### Data supplied ###
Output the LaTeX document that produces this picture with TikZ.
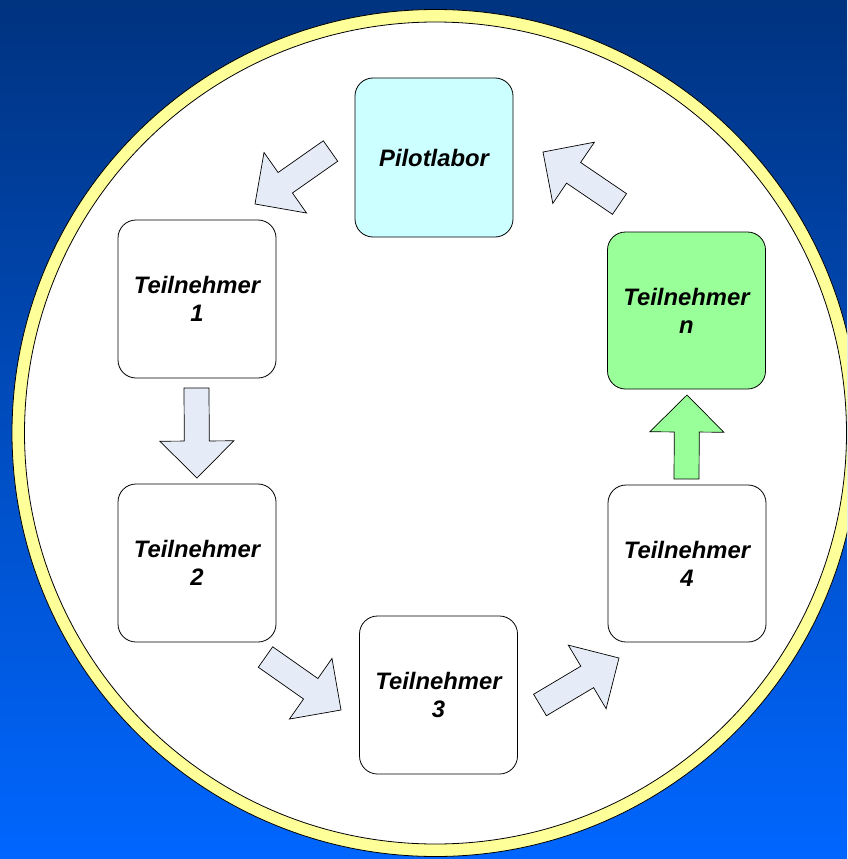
\documentclass[tikz,border=0pt]{standalone}
\usepackage{fontspec}
\setmainfont{Liberation Sans}
\usetikzlibrary{calc}
\definecolor{bgtop}{HTML}{003380}
\definecolor{bgbot}{HTML}{0066FF}
\definecolor{ringyellow}{HTML}{FFFF99}
\definecolor{pilotcyan}{HTML}{CCFFFF}
\definecolor{nodegreen}{HTML}{99FF99}
\definecolor{arrowfill}{HTML}{E6ECF7}
\tikzset{
  stagebox/.style={draw=black, line width=0.8pt, rounded corners=18pt, fill=white,
    minimum width=158pt, minimum height=158pt, align=center, inner sep=2pt,
    font=\fontsize{23.8}{28}\selectfont\bfseries\itshape},
  blockarrow/.style={draw=black, line width=0.7pt, fill=arrowfill, line join=miter},
}
\newcommand\blockarr[3]{%
  \coordinate (shoulder) at ($(#2)!37pt!(#1)$);
  \filldraw[blockarrow, #3]
    ($(#1)!12.5pt!90:(#2)$) -- ($(shoulder)!12.5pt!90:(#2)$) -- ($(shoulder)!37pt!90:(#2)$)
    -- (#2) -- ($(shoulder)!37pt!-90:(#2)$) -- ($(shoulder)!12.5pt!-90:(#2)$)
    -- ($(#1)!12.5pt!-90:(#2)$) -- cycle;}
\begin{document}
\begin{tikzpicture}[x=1pt, y=-1pt]
\useasboundingbox (0,0) rectangle (847,859);
\clip (0,0) rectangle (847,859);
\shade[top color=bgtop, bottom color=bgbot] (0,0) rectangle (847,859);
\filldraw[fill=ringyellow, draw=black, line width=0.8pt] (435.5,433) circle[radius=423.5];
\filldraw[fill=white, draw=black, line width=0.8pt] (435.5,433) circle[radius=411];

\node[stagebox, fill=pilotcyan, minimum height=159pt] (pilot) at (434,157.5) {Pilotlabor};
\node[stagebox] (t1) at (197,299) {Teilnehmer\\1};
\node[stagebox] (t2) at (197,563) {Teilnehmer\\2};
\node[stagebox] (t3) at (438.5,695) {Teilnehmer\\3};
\node[stagebox, minimum height=157pt] (t4) at (687,563.5) {Teilnehmer\\4};
\node[stagebox, fill=nodegreen, minimum height=157pt] (tn) at (686.5,310.5) {Teilnehmer\\n};

\coordinate (a1t) at (330.5,151); \coordinate (a1h) at (255,204);
\coordinate (a2t) at (196.5,388); \coordinate (a2h) at (197,478);
\coordinate (a3t) at (265.5,657); \coordinate (a3h) at (341,710);
\coordinate (a4t) at (540,705);   \coordinate (a4h) at (619,658);
\coordinate (a5t) at (686.5,479); \coordinate (a5h) at (687,395);
\coordinate (a6t) at (619.5,204); \coordinate (a6h) at (543,152);

\blockarr{a1t}{a1h}{}
\blockarr{a2t}{a2h}{}
\blockarr{a3t}{a3h}{}
\blockarr{a4t}{a4h}{}
\blockarr{a5t}{a5h}{fill=nodegreen}
\blockarr{a6t}{a6h}{}
\end{tikzpicture}
\end{document}
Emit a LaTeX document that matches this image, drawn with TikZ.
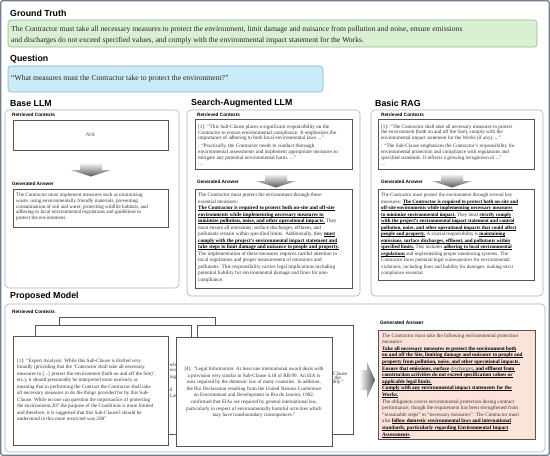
\documentclass[tikz,border=0pt]{standalone}
\usepackage{fontspec}
\setmainfont{Liberation Serif}
\setsansfont{Liberation Sans}
\usetikzlibrary{shadows}
\definecolor{framec}{HTML}{6E7F8F}
\definecolor{panelc}{HTML}{A9B3BD}
\definecolor{gtfill}{HTML}{DAF0D3}
\definecolor{gtdraw}{HTML}{94B58D}
\definecolor{qfill}{HTML}{C9ECF8}
\definecolor{qdraw}{HTML}{8FB0C0}
\definecolor{pafill}{HTML}{FBE3D9}
\definecolor{boxc}{HTML}{555555}
\definecolor{bodyc}{HTML}{333333}
\AtBeginDocument{\lineskiplimit=-100pt\relax}
\newsavebox\bubox
\newcommand\ul[1]{\sbox\bubox{#1}\rlap{\color{black}\rule[-0.8pt]{\wd\bubox}{0.33pt}}\usebox\bubox}
\newcommand\bu[1]{\ul{\textbf{\color{black}#1}}}
\newcommand\darrow[2]{%
  \shade[top color=gray!5, bottom color=gray!70!black]
    (#1-11,#2) -- (#1+11,#2) -- (#1+11,#2+7) -- (#1+20,#2+7) -- (#1,#2+13.5)
    -- (#1-20,#2+7) -- (#1-11,#2+7) -- cycle;}
\tikzset{
  every node/.append style={execute at begin node={\lineskiplimit=-100pt\relax}},
  title/.style={anchor=west, font=\sffamily\bfseries\fontsize{8.8}{10}\selectfont, inner sep=0pt},
  sublabel/.style={anchor=west, font=\sffamily\bfseries\fontsize{4.7}{5}\selectfont, inner sep=0pt},
  panel/.style={draw=panelc, line width=0.6pt, rounded corners=4pt, fill=white},
  ibox/.style={draw=boxc, line width=0.7pt, drop shadow={shadow xshift=0.8pt, shadow yshift=-0.8pt, opacity=0.35}},
  card/.style={draw=boxc, line width=0.6pt, fill=white},
  txt/.style={anchor=north west, inner sep=0pt, align=left, text=bodyc},
  small/.style={font=\fontsize{5.2}{6.5}\selectfont},
}
\begin{document}
\begin{tikzpicture}[x=1pt,y=-1pt]
\useasboundingbox (0,0) rectangle (550,456);
\fill[white] (0,0) rectangle (550,456);
\draw[framec, line width=1.3pt, rounded corners=2pt] (0.8,0.8) rectangle (549.2,455.2);

% Ground truth
\node[title] (gtt) at (10,13.5) {Ground Truth};
\draw[gtdraw, fill=gtfill, line width=0.6pt, rounded corners=3pt] (8,20) rectangle (537,47);
\node[txt, text=black!85, font=\fontsize{7.65}{11}\selectfont] (gttext) at (11,25.5)
 {The Contractor must take all necessary measures to protect the environment, limit damage and nuisance from pollution and noise, ensure emissions\\
  and discharges do not exceed specified values, and comply with the environmental impact statement for the Works.};

% Question
\node[title] (qt) at (10,59.5) {Question};
\draw[qdraw, fill=qfill, line width=0.6pt, rounded corners=3pt] (8,66) rectangle (323,92);
\node[txt, text=black!85, font=\fontsize{7.65}{11}\selectfont] (qtext) at (11,74.5)
 {“What measures must the Contractor take to protect the environment?”};

% Column titles
\node[title] (t1) at (10,103.5) {Base LLM};
\node[title] (t2) at (191,103.5) {Search-Augmented LLM};
\node[title] (t3) at (375,103.5) {Basic RAG};

% ---------- Base LLM ----------
\draw[panel] (5,110) rectangle (179,288);
\node[sublabel] (l1a) at (12,115) {Retrieved Contexts};
\draw[ibox, fill=white] (13,120) rectangle (168,150);
\node[small, text=bodyc] (na) at (90.5,135) {N/A};
\darrow{91}{163}
\node[sublabel] (l1b) at (12,184) {Generated Answer};
\draw[ibox, fill=white] (13,189) rectangle (168,227);
\node[txt, small, font=\fontsize{5.1}{5.75}\selectfont] (a1) at (16,193)
 {The Contractor must implement measures such as minimizing\\
  waste, using environmentally friendly materials, preventing\\
  contamination of soil and water, protecting wildlife habitats, and\\
  adhering to local environmental regulations and guidelines to\\
  protect the environment.};

% ---------- Search-Augmented LLM ----------
\draw[panel] (187,110) rectangle (360,296);
\node[sublabel] (l2a) at (197,114.5) {Retrieved Contexts};
\draw[ibox, fill=white] (195,119.5) rectangle (352,169.5);
\node[txt, font=\fontsize{5.2}{5.9}\selectfont] (c2) at (198,124.3)
 {[1]: “This Sub-Clause places a significant responsibility on the\\
  Contractor to ensure environmental compliance. It emphasizes the\\
  importance of adhering to both local environmental laws ...”\\
  [2]: “Practically, the Contractor needs to conduct thorough\\
  environmental assessments and implement appropriate measures to\\
  mitigate any potential environmental harm. ...”\\
  ...};
\darrow{276}{174}
\node[sublabel] (l2b) at (197,182) {Generated Answer};
\draw[ibox, fill=white] (195,189) rectangle (352,288);
\node[txt, small] (a2) at (198,193)
 {The Contractor must protect the environment through these\\
  essential measures:\\
  \bu{The Contractor is required to protect both on-site and off-site}\\
  \bu{environments while implementing necessary measures to}\\
  \bu{minimize pollution, noise, and other operational impacts.} They\\
  must ensure all emissions, surface discharges, effluent, and\\
  pollutants remain within specified limits. Additionally, they \bu{must}\\
  \bu{comply with the project's environmental impact statement and}\\
  \bu{take steps to limit damage and nuisance to people and property.}\\
  The implementation of these measures requires careful attention to\\
  local regulations and proper measurement of emissions and\\
  pollutants. This responsibility carries legal implications including\\
  potential liability for environmental damage and fines for non-\\
  compliance.};

% ---------- Basic RAG ----------
\draw[panel] (371,110) rectangle (543,296);
\node[sublabel] (l3a) at (381,114.5) {Retrieved Contexts};
\draw[ibox, fill=white] (378,119.5) rectangle (534,169.5);
\node[txt, font=\fontsize{5.1}{5.9}\selectfont] (c3) at (381,124.3)
 {[1]: “The Contractor shall take all necessary measures to protect\\
  the environment (both on and off the Site), comply with the\\
  environmental impact statement for the Works (if any), ...”\\
  [2]: “The Sub-Clause emphasizes the Contractor's responsibility for\\
  environmental protection and compliance with regulations and\\
  specified standards. It reflects a growing recognition of ...”\\
  ...};
\darrow{452}{174}
\node[sublabel] (l3b) at (381,182) {Generated Answer};
\draw[ibox, fill=white] (378,189) rectangle (534,280);
\node[txt, font=\fontsize{5.0}{6.5}\selectfont] (a3) at (381,193.3)
 {The Contractor must protect the environment through several key\\
  measures: \bu{The Contractor is required to protect both on-site and}\\
  \bu{off-site environments while implementing necessary measures}\\
  \bu{to minimize environmental impact.} They must \bu{strictly comply}\\
  \bu{with the project's environmental impact statement and control}\\
  \bu{pollution, noise, and other operational impacts that could affect}\\
  \bu{people and property.} A crucial responsibility is \bu{maintaining}\\
  \bu{emissions, surface discharges, effluent, and pollutants within}\\
  \bu{specified limits.} This includes \bu{adhering to local environmental}\\
  \bu{regulations} and implementing proper monitoring systems. The\\
  Contractor faces potential legal consequences for environmental\\
  violations, including fines and liability for damages, making strict\\
  compliance essential.};

% ---------- Proposed Model ----------
\node[title] (t4) at (10,296.5) {Proposed Model};
\draw[panel] (5,304) rectangle (545,452);
\node[sublabel] (l4a) at (12,312) {Retrieved Contexts};

% stacked cards
\draw[card] (59,317) rectangle (215,426);
\draw[card] (35,325) rectangle (191,434);
\begin{scope}[font=\fontsize{5.1}{6}\selectfont, text=bodyc, inner sep=0pt, anchor=west]
  \node (f1) at (169.5,364.5) {wh};
  \node (f2) at (169.5,370.7) {wo};
  \node (f3) at (169.5,376.9) {ing};
  \node (f4) at (169.5,389.3) {d};
  \node (f5) at (169.5,395.5) {Law};
\end{scope}
\draw[card] (197,325) rectangle (353,434);
\begin{scope}[font=\fontsize{5.1}{6}\selectfont, text=bodyc, inner sep=0pt, anchor=west]
  \node (g1) at (331.5,373.3) {-Clause};
  \node (g2) at (334.5,377.7) {the};
  \node (g3) at (331.5,381.9) {ably.”};
\end{scope}
\draw[card] (13,336) rectangle (168,445);
\node[txt, font=\fontsize{5.1}{6.5}\selectfont] (k1) at (17,358.7)
 {[1]: “Expert Analysis: While this Sub-Clause is drafted very\\
  broadly (providing that the ‘Contractor shall take all necessary\\
  measures to [...] protect the environment (both on and off the Site)’,\\
  etc.), it should presumably be interpreted more narrowly as\\
  meaning that in performing the Contract the Contractor shall take\\
  all necessary measures to do the things provided for by this Sub-\\
  Clause. While no one can question the importan5ce of protecting\\
  the environment,207 the purpose of the Conditions is more limited\\
  and therefore, it is suggested that this Sub-Clause5 should be\\
  understood in this more restricted way.208”};
\draw[card] (176,337) rectangle (332,446);
\node[inner sep=0pt, anchor=north, align=center, text=bodyc, font=\fontsize{5.1}{6.6}\selectfont] (k4) at (254,366.7)
 {[4]: “Legal Information: At least one international award deals with\\
  a provision very similar to Sub-Clause 4.18 of RB/99. An EIA is\\
  now required by the domestic law of many countries. In addition,\\
  the Rio Declaration resulting from the United Nations Conference\\
  on Environment and Development in Rio de Janeiro, 1992,\\
  confirmed that EIAs are required by general international law,\\
  particularly in respect of environmentally harmful activities which\\
  may have transboundary consequences.”};

% right arrow
\shade[left color=gray!5, right color=gray!70!black]
  (360,370) -- (367,370) -- (367,362) -- (375,380) -- (367,398) -- (367,390) -- (360,390) -- cycle;

\node[sublabel, font=\sffamily\bfseries\fontsize{4.9}{5}\selectfont] (l4b) at (380,323) {Generated Answer};
\draw[ibox, fill=pafill] (378,330) rectangle (535,439);
\node[txt, font=\fontsize{5.2}{6.6}\selectfont] (a4) at (382,333.3)
 {The Contractor must take the following environmental protection\\
  measures:\\
  \bu{Take all necessary measures to protect the environment both}\\
  \bu{on and off the Site, limiting damage and nuisance to people and}\\
  \bu{property from pollution, noise, and other operational impacts.}\\
  \bu{Ensure that emissions, surface} \ul{\textit{discharges}}\bu{, and effluent from}\\
  \bu{construction activities do not exceed specification values or}\\
  \bu{applicable legal limits.}\\
  \bu{Comply with any environmental impact statements for the}\\
  \bu{Works.}\\
  The obligation covers environmental protection during contract\\
  performance, though the requirement has been strengthened from\\
  “reasonable steps” to “necessary measures”. The Contractor must\\
  also \bu{follow domestic environmental laws and international}\\
  \bu{standards, particularly regarding Environmental Impact}\\
  \bu{Assessments}.};
\end{tikzpicture}
\end{document}
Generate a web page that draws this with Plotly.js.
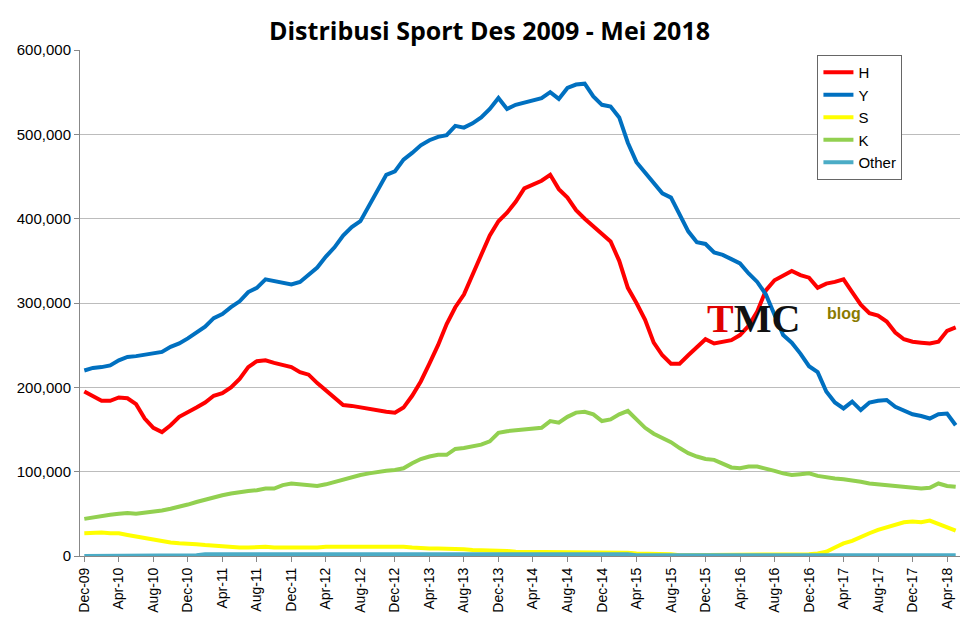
###
Goal of the exercise:
Repeat the records above exactly, from the first line through the line that contains "width=0.8pt] (435.5,433) circle[radius=411];", and leave out the pictures.

Solution to the problem:
Output the LaTeX document that produces this picture with TikZ.
\documentclass[tikz,border=0pt]{standalone}
\usepackage{fontspec}
\setmainfont{Liberation Sans}
\usetikzlibrary{calc}
\definecolor{bgtop}{HTML}{003380}
\definecolor{bgbot}{HTML}{0066FF}
\definecolor{ringyellow}{HTML}{FFFF99}
\definecolor{pilotcyan}{HTML}{CCFFFF}
\definecolor{nodegreen}{HTML}{99FF99}
\definecolor{arrowfill}{HTML}{E6ECF7}
\tikzset{
  stagebox/.style={draw=black, line width=0.8pt, rounded corners=18pt, fill=white,
    minimum width=158pt, minimum height=158pt, align=center, inner sep=2pt,
    font=\fontsize{23.8}{28}\selectfont\bfseries\itshape},
  blockarrow/.style={draw=black, line width=0.7pt, fill=arrowfill, line join=miter},
}
\newcommand\blockarr[3]{%
  \coordinate (shoulder) at ($(#2)!37pt!(#1)$);
  \filldraw[blockarrow, #3]
    ($(#1)!12.5pt!90:(#2)$) -- ($(shoulder)!12.5pt!90:(#2)$) -- ($(shoulder)!37pt!90:(#2)$)
    -- (#2) -- ($(shoulder)!37pt!-90:(#2)$) -- ($(shoulder)!12.5pt!-90:(#2)$)
    -- ($(#1)!12.5pt!-90:(#2)$) -- cycle;}
\begin{document}
\begin{tikzpicture}[x=1pt, y=-1pt]
\useasboundingbox (0,0) rectangle (847,859);
\clip (0,0) rectangle (847,859);
\shade[top color=bgtop, bottom color=bgbot] (0,0) rectangle (847,859);
\filldraw[fill=ringyellow, draw=black, line width=0.8pt] (435.5,433) circle[radius=423.5];
\filldraw[fill=white, draw=black, line width=0.8pt] (435.5,433) circle[radius=411];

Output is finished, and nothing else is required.